Lunedì i cantieri aperti erano una mezza dozzina, all’incirca, poiché è anche
difficile distinguere dove finisca uno e cominci l’altro, tutti concentrati
nell’ampio tratto tosco-romagnolo, in cui d’inverno, per i rilievi e la neve,
sono obbligatorie le catene. Le corsie
sono più strette del solito, i restringimenti di carreggiata impongono di
procedere rasente ai camion la cui linea di direzione è un’ipotesi; infatti
l’ulteriore caratteristica della E45 sono le buche, di dimensioni e qualità che
la traforata Roma si sogna: compaiono all’improvviso dietro una curva, ogni
qualche centinaio di metri, crateri lunari in cui la macchina imbizzarrisce e
le sospensioni crocchiano. Se qualcuno credesse che stiamo facendo mitologia,
sappia che lo scorso ottobre, all’altezza di Bivio Montegelli, quindici auto
nello spazio di un’ora hanno rotto una gomma nella medesima buca. E sappiano
che fra le decine di comitati di cittadini variamente ostili alla superstrada
ce n’è pure uno di camionisti che lamenta guasti a profusione (un paio di Tir
sono drammaticamente volati giù da un viadotto, per distrazione o stanchezza
del guidatore). Quanto sia costato questo giocattolo è un mistero perché i
rattoppi si spostano avanti e indietro di qualche chilometro e da una
carreggiata all’altra senza sosta, da decenni. L’Anas dice di avere destinato
un miliardo e seicento milioni per il prossimo quinquennio in manutenzione
ordinaria e straordinaria. Non ci sono nemmeno statistiche ufficiali sugli
incidenti, ma basta andare su Google e digitare “E45” e “morti” per avere
un’idea della carneficina. Sulla questione viene in aiuto un’inchiesta
giudiziaria che associa le procure di Forlì e Arezzo secondo la quale la strada
si rompe appena aggiustata perché in molti casi sono stati utilizzati
«materiali inadatti» e «tecniche inadatte». Dirigenti Anas sono indagati per
attentato alla sicurezza dei trasporti: fra il 2010 e il 2014 a causa delle
condizioni dell’asfalto sono stati calcolati 153 danneggiamenti alle auto, 48
soltanto nel tratto di quindici chilometri scarsi fra Cesena Nord e San Carlo,
dove gli incidenti sono stati diciannove, più di uno al chilometro. Naturalmente ci si augura che non ci fosse
dolo e vengano tutti assolti. Ma una giustificazione dovrà comunque arrivare.

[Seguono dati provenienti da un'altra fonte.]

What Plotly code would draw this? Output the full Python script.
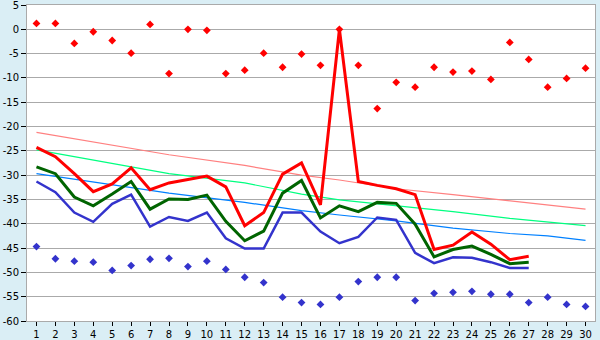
import plotly.graph_objects as go

days = list(range(1, 31))

# daily highs / lows (scatter markers)
high_pts = [1.2, 1.2, -2.9, -0.5, -2.3, -4.9, 1.0, -9.1, 0.0, -0.2,
            -9.1, -8.4, -4.9, -7.8, -5.1, -7.4, 0.0, -7.4, -16.3, -10.9,
            -11.9, -7.8, -8.8, -8.6, -10.3, -2.7, -6.2, -11.9, -10.1, -8.0]
low_pts = [-44.7, -47.2, -47.7, -47.9, -49.6, -48.6, -47.3, -47.1, -48.8, -47.7,
           -49.4, -51.0, -52.1, -55.1, -56.2, -56.6, -55.1, -51.9, -51.0, -51.0,
           -55.8, -54.3, -54.1, -53.9, -54.5, -54.5, -56.2, -55.1, -56.6, -57.0]

# measured curves (days 1..27)
line_days = list(range(1, 28))
red_line = [-24.3, -26.2, -29.7, -33.4, -31.8, -28.5, -33.0, -31.6, -30.9, -30.2,
            -32.4, -40.4, -37.7, -29.8, -27.5, -36.1, 0.0, -31.3, -32.1, -32.8,
            -34.0, -45.3, -44.4, -41.7, -44.2, -47.4, -46.7]
green_line = [-28.3, -29.7, -34.5, -36.3, -33.9, -31.3, -37.0, -34.9, -35.0, -34.1,
              -39.5, -43.5, -41.5, -33.7, -31.1, -38.8, -36.3, -37.5, -35.6, -35.8,
              -40.1, -46.8, -45.3, -44.6, -46.3, -48.2, -47.9]
blue_line = [-31.3, -33.5, -37.7, -39.6, -35.9, -34.0, -40.6, -38.6, -39.4, -37.7,
             -43.0, -45.1, -45.1, -37.7, -37.7, -41.6, -44.0, -42.7, -38.7, -39.2,
             -46.0, -48.1, -46.9, -47.0, -47.9, -49.1, -49.1]

# trend curves
trend_days = [1, 8, 12, 15, 17, 20, 23, 26, 28, 30]
pink_trend = [-21.2, -25.8, -28.0, -30.0, -31.0, -32.8, -34.0, -35.3, -36.1, -37.0]
spring_trend = [-24.8, -29.7, -31.6, -33.9, -35.1, -36.3, -37.5, -38.9, -39.7, -40.4]
azure_trend = [-29.7, -33.7, -35.6, -37.3, -38.2, -39.4, -40.9, -42.0, -42.5, -43.4]

y_ticks = list(range(-60, 6, 5))
y_labels = [str(v) for v in y_ticks]

fig = go.Figure()

for ys, col in [(pink_trend, "#ff8080"), (spring_trend, "#00ff80"), (azure_trend, "#0080ff")]:
    fig.add_trace(go.Scatter(x=trend_days, y=ys, mode="lines",
                             line=dict(color=col, width=1.2), hoverinfo="skip"))

fig.add_trace(go.Scatter(x=line_days, y=blue_line, mode="lines",
                         line=dict(color="#3333cc", width=2.5)))
fig.add_trace(go.Scatter(x=line_days, y=green_line, mode="lines",
                         line=dict(color="#006400", width=3)))
fig.add_trace(go.Scatter(x=line_days, y=red_line, mode="lines",
                         line=dict(color="#ff0000", width=3)))

fig.add_trace(go.Scatter(x=days, y=high_pts, mode="markers",
                         marker=dict(symbol="diamond", size=6, color="#ff0000")))
fig.add_trace(go.Scatter(x=days, y=low_pts, mode="markers",
                         marker=dict(symbol="diamond", size=6, color="#3333cc")))

fig.update_layout(
    width=600, height=340,
    margin=dict(l=27, r=5, t=5, b=19),
    paper_bgcolor="#daeef5",
    plot_bgcolor="#ffffff",
    showlegend=False,
    font=dict(family="DejaVu Sans", size=10, color="#000000"),
)
fig.update_xaxes(
    range=[0.5, 30.5], tickvals=days, ticktext=[str(d) for d in days],
    showgrid=False, zeroline=False, automargin=False,
    showline=True, linecolor="#aaaaaa", linewidth=1, mirror=True,
    ticks="outside", ticklen=4, tickcolor="#000000",
    ticklabeloverflow="allow",
)
fig.update_yaxes(
    range=[-60, 5], tickvals=y_ticks, ticktext=y_labels,
    showgrid=True, gridcolor="#aaaaaa", gridwidth=1, zeroline=False, automargin=False,
    showline=True, linecolor="#aaaaaa", linewidth=1, mirror=True,
    ticks="outside", ticklen=5, tickcolor="#000000",
    ticklabeloverflow="allow",
)

fig.write_html("out.html")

Oltretutto Anas spiegherà, come sempre, e come è comprensibile, che i vertici
dell’azienda sono cambiati da poco, e che è in corso un impegnativo progetto
chiamato #bastabuche - con l’hashtag - e i cantieri di oggi sono parte del
progetto; sebbene non consoli che i cantieri di ieri fossero parte di un
progetto precedente. L’unico tipo di difesa viene dalle connessioni on line: su
Facebook c’è la pagina Vergogna E45 su cui gli utenti ci si scambiano
informazioni per il viaggio: «Uscita obbligatoria a Gubbio e rientro a
Montone»; «Il tratto San Piero-Quarto in direzione Cesena è chiuso»; «Da Pieve
Nord a Sansepolcro Sud 3 cantieri e 3 restringimenti di corsia». Così funziona
questa via progettata nel 1963, nata vecchia, inizialmente a tre corsie con
quella centrale per il sorpasso in entrambe le direzioni, inaugurata nel 1997
dal ministro Antonio Di Pietro, quando di nuovi c’erano soltanto gli ultimi
tratti e gli altri erano già entrati nel turn over della manutenzione, e che
forse evolverà in autostrada, con pedaggi e stazioni di rifornimento meno
anarchiche (a ferragosto la metà erano chiuse). Si stima che il costo di
partenza, con prolungamento fino a Civitavecchia e Mestre, sarebbe di dieci
miliardi. Prima, però, bisogna che i cantieri siano chiusi e la E45 scorra come
una rotabile scandinava. Non sembra un rischio imminente.